EXERCISE GOAL => Retype word for word the first line of the listing and each line after it up to the line with "legendgroup=name))", with the pictures taken out.

STORED DATA =>
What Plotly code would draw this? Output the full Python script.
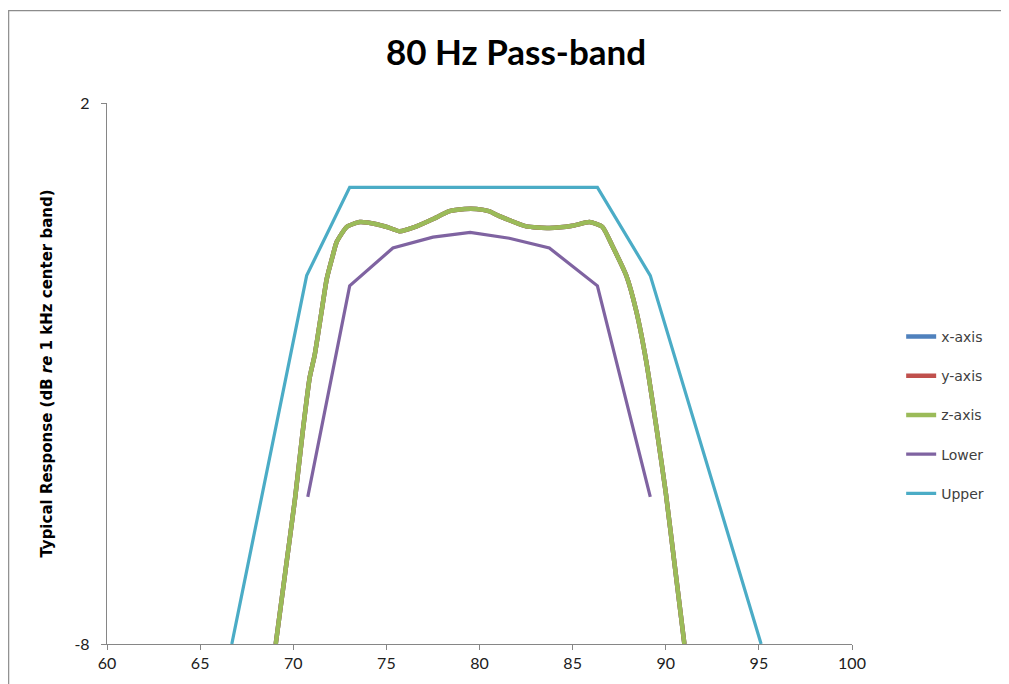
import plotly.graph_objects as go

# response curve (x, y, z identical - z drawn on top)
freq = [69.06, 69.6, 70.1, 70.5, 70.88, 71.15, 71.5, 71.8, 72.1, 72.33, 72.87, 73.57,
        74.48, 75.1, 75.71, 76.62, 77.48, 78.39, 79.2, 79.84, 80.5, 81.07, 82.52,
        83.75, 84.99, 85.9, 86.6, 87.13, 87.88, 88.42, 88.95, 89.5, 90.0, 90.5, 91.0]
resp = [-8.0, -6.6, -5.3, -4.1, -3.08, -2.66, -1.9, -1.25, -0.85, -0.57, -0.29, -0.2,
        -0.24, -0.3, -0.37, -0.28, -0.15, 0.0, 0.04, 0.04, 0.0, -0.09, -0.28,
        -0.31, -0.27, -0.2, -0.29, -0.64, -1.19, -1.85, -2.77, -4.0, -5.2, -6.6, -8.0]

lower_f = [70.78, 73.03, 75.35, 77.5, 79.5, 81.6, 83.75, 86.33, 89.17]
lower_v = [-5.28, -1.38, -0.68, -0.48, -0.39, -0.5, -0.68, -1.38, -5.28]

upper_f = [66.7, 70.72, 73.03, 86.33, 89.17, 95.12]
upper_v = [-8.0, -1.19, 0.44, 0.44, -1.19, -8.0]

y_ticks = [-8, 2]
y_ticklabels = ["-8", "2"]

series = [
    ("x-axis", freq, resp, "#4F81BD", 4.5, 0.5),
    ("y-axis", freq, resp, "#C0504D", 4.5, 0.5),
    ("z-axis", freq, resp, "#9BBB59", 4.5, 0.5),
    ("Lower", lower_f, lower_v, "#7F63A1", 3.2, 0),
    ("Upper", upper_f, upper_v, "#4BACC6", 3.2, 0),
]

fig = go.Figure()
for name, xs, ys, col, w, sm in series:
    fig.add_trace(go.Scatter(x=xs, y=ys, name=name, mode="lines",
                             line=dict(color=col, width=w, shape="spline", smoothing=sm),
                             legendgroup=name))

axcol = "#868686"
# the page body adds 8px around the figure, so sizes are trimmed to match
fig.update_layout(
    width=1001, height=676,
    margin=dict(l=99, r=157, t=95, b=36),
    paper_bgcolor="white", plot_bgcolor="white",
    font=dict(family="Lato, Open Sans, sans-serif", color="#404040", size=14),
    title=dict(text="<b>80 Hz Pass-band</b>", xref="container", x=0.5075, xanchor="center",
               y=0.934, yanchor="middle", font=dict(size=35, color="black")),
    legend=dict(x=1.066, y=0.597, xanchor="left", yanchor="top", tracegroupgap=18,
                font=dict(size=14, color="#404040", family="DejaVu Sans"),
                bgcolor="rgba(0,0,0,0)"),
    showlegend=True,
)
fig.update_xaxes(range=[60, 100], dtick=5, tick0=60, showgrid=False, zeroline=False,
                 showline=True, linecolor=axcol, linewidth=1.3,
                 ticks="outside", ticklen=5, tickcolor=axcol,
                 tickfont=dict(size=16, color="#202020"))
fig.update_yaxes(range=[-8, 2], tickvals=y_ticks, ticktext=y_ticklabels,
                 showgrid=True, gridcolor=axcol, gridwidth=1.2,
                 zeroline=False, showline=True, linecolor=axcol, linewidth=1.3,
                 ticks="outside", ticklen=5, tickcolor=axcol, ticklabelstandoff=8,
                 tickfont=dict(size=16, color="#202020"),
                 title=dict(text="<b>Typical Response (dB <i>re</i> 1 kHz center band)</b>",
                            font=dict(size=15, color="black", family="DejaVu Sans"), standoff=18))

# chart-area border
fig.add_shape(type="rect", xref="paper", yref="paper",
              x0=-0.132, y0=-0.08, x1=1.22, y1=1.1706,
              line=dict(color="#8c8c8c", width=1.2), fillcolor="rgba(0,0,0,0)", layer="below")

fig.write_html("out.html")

ANSWER BELOW =>
What Plotly code would draw this? Output the full Python script.
import plotly.graph_objects as go

# response curve (x, y, z identical - z drawn on top)
freq = [69.06, 69.6, 70.1, 70.5, 70.88, 71.15, 71.5, 71.8, 72.1, 72.33, 72.87, 73.57,
        74.48, 75.1, 75.71, 76.62, 77.48, 78.39, 79.2, 79.84, 80.5, 81.07, 82.52,
        83.75, 84.99, 85.9, 86.6, 87.13, 87.88, 88.42, 88.95, 89.5, 90.0, 90.5, 91.0]
resp = [-8.0, -6.6, -5.3, -4.1, -3.08, -2.66, -1.9, -1.25, -0.85, -0.57, -0.29, -0.2,
        -0.24, -0.3, -0.37, -0.28, -0.15, 0.0, 0.04, 0.04, 0.0, -0.09, -0.28,
        -0.31, -0.27, -0.2, -0.29, -0.64, -1.19, -1.85, -2.77, -4.0, -5.2, -6.6, -8.0]

lower_f = [70.78, 73.03, 75.35, 77.5, 79.5, 81.6, 83.75, 86.33, 89.17]
lower_v = [-5.28, -1.38, -0.68, -0.48, -0.39, -0.5, -0.68, -1.38, -5.28]

upper_f = [66.7, 70.72, 73.03, 86.33, 89.17, 95.12]
upper_v = [-8.0, -1.19, 0.44, 0.44, -1.19, -8.0]

y_ticks = [-8, 2]
y_ticklabels = ["-8", "2"]

series = [
    ("x-axis", freq, resp, "#4F81BD", 4.5, 0.5),
    ("y-axis", freq, resp, "#C0504D", 4.5, 0.5),
    ("z-axis", freq, resp, "#9BBB59", 4.5, 0.5),
    ("Lower", lower_f, lower_v, "#7F63A1", 3.2, 0),
    ("Upper", upper_f, upper_v, "#4BACC6", 3.2, 0),
]

fig = go.Figure()
for name, xs, ys, col, w, sm in series:
    fig.add_trace(go.Scatter(x=xs, y=ys, name=name, mode="lines",
                             line=dict(color=col, width=w, shape="spline", smoothing=sm),
                             legendgroup=name))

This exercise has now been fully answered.